TASK STATEMENT —
The lines from the top of the material through the line with "683.8, 685.1, 687.6]" are to be set down exactly. Leave the pictures out.

——

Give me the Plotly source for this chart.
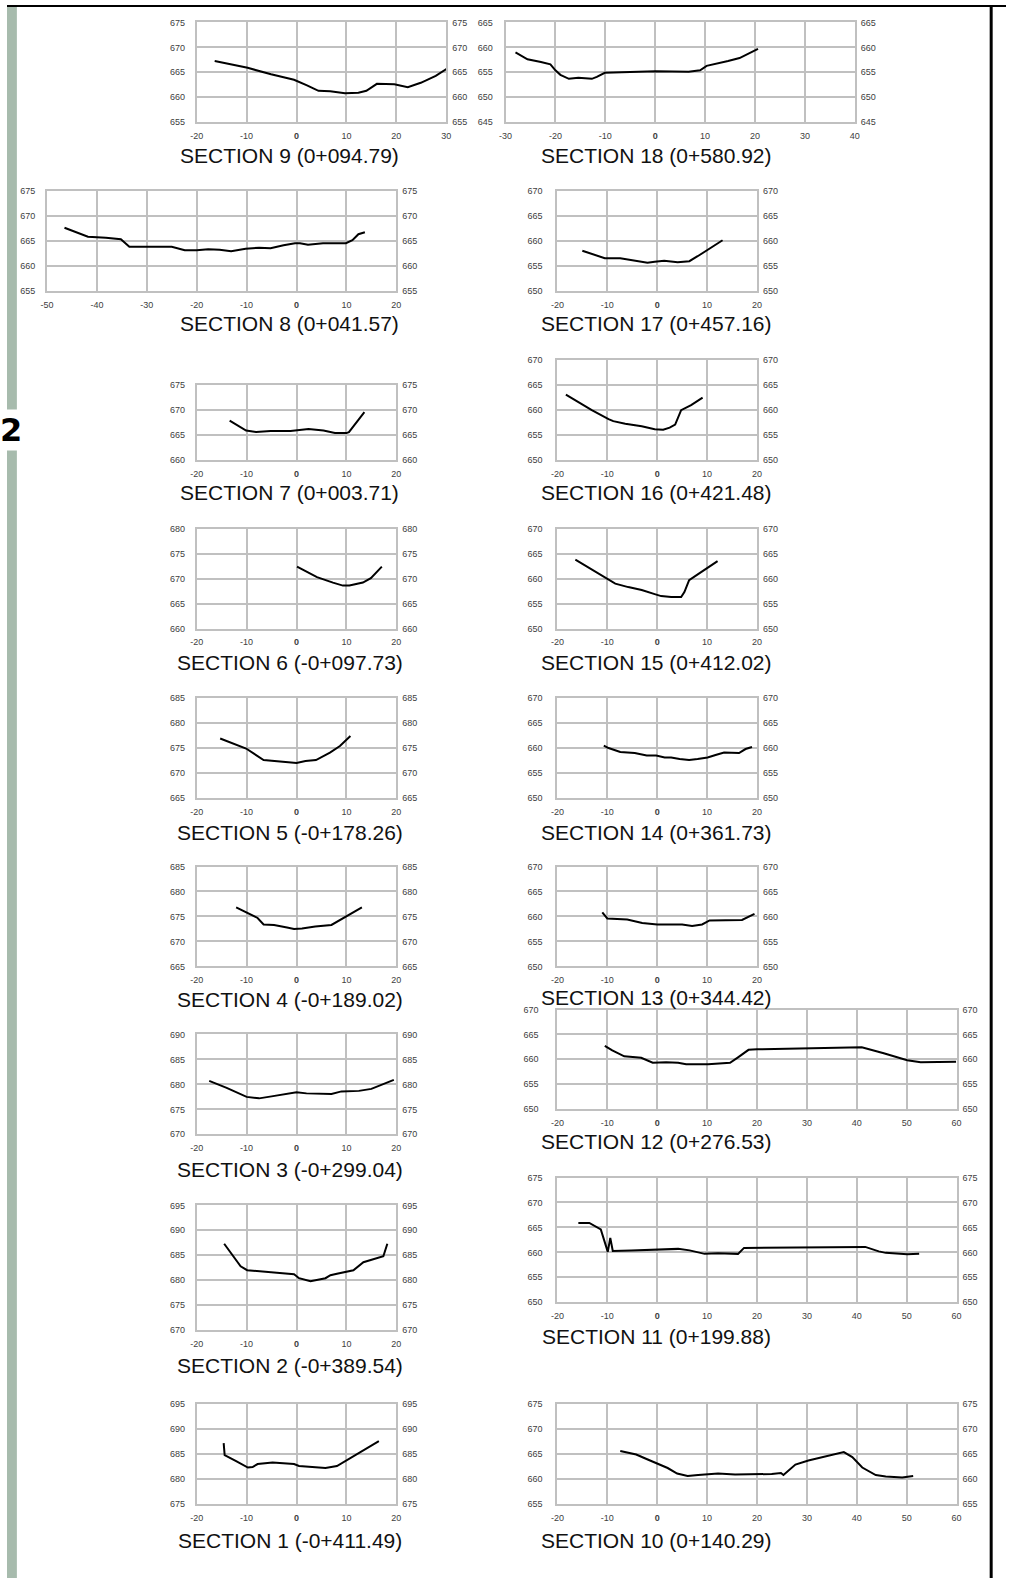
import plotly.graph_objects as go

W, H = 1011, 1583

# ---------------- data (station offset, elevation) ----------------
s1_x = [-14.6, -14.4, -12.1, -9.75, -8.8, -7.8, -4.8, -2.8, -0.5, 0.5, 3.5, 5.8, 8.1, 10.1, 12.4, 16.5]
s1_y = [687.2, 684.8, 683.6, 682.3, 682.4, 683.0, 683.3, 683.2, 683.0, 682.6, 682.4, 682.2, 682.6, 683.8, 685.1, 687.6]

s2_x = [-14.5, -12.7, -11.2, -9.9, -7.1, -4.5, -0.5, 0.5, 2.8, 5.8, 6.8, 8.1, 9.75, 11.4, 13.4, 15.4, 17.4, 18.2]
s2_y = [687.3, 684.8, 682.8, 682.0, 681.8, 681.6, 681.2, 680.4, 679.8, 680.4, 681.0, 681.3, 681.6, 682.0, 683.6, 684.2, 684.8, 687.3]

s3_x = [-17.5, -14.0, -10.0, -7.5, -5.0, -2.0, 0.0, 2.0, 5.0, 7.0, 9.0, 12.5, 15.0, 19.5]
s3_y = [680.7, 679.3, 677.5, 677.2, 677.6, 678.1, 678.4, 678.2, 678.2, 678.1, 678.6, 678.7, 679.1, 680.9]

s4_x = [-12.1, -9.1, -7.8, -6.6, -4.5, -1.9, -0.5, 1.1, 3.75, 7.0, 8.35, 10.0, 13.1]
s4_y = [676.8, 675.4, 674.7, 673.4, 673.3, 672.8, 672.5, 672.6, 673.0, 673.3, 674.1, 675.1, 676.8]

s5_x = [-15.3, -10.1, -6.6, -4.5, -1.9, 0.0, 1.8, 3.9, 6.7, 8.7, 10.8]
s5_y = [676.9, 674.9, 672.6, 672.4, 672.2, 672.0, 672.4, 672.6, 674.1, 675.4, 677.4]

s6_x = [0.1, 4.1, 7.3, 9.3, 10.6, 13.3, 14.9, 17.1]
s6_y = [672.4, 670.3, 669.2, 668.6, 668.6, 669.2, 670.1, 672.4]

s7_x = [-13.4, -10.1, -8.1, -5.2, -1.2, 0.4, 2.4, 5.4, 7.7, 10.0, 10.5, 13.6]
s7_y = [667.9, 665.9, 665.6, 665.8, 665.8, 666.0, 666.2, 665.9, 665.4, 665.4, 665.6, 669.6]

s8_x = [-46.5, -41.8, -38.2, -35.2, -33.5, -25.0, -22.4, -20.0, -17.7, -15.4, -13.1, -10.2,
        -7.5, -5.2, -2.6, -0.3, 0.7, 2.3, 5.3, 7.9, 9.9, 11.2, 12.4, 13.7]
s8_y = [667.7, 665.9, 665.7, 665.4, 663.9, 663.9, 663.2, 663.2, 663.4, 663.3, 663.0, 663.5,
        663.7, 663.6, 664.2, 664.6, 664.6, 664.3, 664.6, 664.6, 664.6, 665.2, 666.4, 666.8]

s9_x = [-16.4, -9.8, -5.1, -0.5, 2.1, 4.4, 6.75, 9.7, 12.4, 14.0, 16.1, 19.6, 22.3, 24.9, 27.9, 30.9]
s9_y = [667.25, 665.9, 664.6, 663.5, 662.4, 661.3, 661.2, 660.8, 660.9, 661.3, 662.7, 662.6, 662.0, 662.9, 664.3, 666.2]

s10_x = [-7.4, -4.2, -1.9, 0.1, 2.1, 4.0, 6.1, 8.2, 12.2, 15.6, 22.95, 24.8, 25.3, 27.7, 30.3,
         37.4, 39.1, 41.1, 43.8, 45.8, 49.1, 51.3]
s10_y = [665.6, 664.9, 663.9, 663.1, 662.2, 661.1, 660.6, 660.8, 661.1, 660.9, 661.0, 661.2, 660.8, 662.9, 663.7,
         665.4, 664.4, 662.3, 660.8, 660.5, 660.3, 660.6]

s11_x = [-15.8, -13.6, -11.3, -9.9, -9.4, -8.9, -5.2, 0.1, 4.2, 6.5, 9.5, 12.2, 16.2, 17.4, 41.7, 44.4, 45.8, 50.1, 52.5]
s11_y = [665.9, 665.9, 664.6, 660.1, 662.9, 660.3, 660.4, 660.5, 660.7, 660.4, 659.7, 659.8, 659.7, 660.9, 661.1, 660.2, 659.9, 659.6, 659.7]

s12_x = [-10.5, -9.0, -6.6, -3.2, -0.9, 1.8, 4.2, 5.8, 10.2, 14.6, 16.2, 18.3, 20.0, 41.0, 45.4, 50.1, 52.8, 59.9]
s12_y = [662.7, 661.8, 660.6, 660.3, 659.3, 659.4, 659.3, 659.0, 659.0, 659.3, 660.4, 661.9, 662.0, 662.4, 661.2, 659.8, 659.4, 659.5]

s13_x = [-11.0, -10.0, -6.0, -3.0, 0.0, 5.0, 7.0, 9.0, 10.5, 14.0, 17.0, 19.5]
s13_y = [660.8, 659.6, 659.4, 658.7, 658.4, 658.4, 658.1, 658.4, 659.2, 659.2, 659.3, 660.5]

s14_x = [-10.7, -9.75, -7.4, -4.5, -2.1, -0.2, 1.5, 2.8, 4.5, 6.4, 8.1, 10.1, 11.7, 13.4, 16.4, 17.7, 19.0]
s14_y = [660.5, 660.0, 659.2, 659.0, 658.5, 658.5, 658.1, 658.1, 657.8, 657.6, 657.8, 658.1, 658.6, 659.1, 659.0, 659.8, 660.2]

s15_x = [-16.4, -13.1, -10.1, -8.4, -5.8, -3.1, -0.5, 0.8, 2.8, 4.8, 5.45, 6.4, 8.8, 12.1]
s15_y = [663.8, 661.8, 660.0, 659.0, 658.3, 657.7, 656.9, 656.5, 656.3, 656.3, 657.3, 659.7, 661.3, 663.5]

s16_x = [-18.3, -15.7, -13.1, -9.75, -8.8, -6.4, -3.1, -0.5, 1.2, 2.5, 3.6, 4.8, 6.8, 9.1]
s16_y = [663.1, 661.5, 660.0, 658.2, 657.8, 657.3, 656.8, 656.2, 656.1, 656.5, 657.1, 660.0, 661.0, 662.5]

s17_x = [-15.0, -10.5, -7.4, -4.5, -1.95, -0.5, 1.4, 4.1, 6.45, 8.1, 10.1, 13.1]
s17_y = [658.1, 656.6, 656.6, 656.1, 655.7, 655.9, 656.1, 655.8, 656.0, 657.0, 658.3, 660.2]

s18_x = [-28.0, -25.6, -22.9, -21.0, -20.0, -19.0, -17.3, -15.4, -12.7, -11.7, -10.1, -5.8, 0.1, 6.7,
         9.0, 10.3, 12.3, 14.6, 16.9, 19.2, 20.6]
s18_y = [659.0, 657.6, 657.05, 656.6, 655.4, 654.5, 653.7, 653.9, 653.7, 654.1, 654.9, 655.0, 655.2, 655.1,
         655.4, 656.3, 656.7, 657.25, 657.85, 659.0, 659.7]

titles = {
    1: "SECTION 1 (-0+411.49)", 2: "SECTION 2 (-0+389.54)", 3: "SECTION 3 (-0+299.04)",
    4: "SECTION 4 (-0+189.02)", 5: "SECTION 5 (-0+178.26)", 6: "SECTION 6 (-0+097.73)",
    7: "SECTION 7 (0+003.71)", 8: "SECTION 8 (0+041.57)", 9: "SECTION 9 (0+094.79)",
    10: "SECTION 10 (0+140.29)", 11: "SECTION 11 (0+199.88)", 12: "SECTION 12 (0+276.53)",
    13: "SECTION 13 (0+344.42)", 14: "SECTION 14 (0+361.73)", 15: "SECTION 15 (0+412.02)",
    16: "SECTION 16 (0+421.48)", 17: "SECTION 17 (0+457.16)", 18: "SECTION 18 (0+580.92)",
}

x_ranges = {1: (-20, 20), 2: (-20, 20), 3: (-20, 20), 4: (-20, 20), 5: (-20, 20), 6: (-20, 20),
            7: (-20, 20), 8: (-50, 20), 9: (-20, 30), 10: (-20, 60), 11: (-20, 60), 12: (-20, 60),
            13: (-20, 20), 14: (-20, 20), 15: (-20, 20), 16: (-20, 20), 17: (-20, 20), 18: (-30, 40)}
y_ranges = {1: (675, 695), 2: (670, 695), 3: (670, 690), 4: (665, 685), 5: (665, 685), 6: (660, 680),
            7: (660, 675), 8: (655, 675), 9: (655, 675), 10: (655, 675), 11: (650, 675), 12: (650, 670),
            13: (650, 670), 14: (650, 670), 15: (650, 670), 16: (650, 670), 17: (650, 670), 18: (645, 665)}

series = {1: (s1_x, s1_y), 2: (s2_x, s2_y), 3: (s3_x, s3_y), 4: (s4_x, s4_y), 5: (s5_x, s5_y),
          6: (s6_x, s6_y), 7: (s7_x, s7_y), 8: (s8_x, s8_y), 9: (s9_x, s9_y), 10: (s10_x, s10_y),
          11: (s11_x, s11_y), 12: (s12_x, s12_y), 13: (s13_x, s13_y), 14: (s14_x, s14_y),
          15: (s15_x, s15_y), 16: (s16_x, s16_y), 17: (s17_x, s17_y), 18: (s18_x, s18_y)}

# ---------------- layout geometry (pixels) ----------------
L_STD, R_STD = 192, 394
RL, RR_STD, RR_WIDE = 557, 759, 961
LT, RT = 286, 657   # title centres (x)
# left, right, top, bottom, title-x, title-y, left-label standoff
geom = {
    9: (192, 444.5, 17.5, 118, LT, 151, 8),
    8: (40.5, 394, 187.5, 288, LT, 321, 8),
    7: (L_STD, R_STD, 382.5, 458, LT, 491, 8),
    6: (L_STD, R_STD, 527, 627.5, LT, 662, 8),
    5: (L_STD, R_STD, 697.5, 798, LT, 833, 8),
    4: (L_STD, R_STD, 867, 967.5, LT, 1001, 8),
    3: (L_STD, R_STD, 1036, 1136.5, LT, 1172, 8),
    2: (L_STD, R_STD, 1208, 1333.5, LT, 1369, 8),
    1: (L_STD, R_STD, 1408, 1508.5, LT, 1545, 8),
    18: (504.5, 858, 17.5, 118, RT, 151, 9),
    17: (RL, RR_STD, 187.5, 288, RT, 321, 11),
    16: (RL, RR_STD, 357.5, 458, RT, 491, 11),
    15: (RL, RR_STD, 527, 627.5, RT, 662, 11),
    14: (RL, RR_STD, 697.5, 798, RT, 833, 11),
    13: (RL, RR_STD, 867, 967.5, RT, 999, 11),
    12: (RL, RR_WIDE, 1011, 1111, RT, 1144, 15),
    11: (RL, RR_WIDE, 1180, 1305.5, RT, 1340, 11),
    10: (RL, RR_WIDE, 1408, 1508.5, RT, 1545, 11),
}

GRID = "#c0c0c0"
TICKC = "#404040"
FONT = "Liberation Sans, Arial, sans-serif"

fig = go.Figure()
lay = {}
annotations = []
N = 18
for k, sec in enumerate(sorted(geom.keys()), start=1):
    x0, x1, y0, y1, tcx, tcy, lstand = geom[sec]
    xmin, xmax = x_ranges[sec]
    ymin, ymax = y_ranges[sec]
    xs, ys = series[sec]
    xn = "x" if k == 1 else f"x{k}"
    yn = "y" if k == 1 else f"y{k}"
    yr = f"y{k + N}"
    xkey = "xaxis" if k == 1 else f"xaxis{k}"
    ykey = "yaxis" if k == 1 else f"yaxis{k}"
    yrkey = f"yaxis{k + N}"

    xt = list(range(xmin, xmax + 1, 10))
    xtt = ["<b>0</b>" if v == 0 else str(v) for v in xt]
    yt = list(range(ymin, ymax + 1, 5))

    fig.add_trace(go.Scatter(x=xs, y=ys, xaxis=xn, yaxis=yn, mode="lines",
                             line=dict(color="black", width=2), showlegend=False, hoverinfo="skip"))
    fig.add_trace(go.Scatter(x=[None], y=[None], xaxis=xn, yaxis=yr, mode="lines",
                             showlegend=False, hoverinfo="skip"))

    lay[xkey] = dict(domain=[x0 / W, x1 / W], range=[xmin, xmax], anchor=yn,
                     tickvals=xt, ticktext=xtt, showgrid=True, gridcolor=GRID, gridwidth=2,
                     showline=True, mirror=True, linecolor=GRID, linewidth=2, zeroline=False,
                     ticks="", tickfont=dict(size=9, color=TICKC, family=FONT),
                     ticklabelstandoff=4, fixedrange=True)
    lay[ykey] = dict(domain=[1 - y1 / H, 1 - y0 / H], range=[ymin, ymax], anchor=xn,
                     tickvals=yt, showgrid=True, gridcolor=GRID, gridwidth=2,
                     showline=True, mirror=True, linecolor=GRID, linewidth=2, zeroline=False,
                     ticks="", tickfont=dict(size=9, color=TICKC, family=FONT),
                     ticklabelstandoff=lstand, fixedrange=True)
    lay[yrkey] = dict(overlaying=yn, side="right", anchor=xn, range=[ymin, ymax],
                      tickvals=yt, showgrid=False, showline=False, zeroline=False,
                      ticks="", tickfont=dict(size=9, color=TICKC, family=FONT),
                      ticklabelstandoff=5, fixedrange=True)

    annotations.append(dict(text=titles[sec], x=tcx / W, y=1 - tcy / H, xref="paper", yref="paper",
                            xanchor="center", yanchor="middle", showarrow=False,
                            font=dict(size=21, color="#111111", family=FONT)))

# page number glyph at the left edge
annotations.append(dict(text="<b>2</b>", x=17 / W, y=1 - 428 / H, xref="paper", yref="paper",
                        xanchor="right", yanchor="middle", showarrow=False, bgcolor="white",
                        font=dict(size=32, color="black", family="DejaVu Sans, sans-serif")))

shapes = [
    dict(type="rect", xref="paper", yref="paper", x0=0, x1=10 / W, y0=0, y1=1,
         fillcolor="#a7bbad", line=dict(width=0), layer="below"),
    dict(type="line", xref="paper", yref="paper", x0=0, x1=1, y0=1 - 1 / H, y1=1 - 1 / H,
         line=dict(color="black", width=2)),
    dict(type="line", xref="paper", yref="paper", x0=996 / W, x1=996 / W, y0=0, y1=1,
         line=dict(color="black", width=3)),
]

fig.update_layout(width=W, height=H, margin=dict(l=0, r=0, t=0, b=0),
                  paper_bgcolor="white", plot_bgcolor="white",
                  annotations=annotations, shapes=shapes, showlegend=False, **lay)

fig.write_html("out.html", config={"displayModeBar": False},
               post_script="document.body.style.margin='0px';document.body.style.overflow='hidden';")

——

ANSWER FOR THIS EXERCISE —
Give me the Plotly source for this chart.
import plotly.graph_objects as go

W, H = 1011, 1583

# ---------------- data (station offset, elevation) ----------------
s1_x = [-14.6, -14.4, -12.1, -9.75, -8.8, -7.8, -4.8, -2.8, -0.5, 0.5, 3.5, 5.8, 8.1, 10.1, 12.4, 16.5]
s1_y = [687.2, 684.8, 683.6, 682.3, 682.4, 683.0, 683.3, 683.2, 683.0, 682.6, 682.4, 682.2, 682.6, 683.8, 685.1, 687.6]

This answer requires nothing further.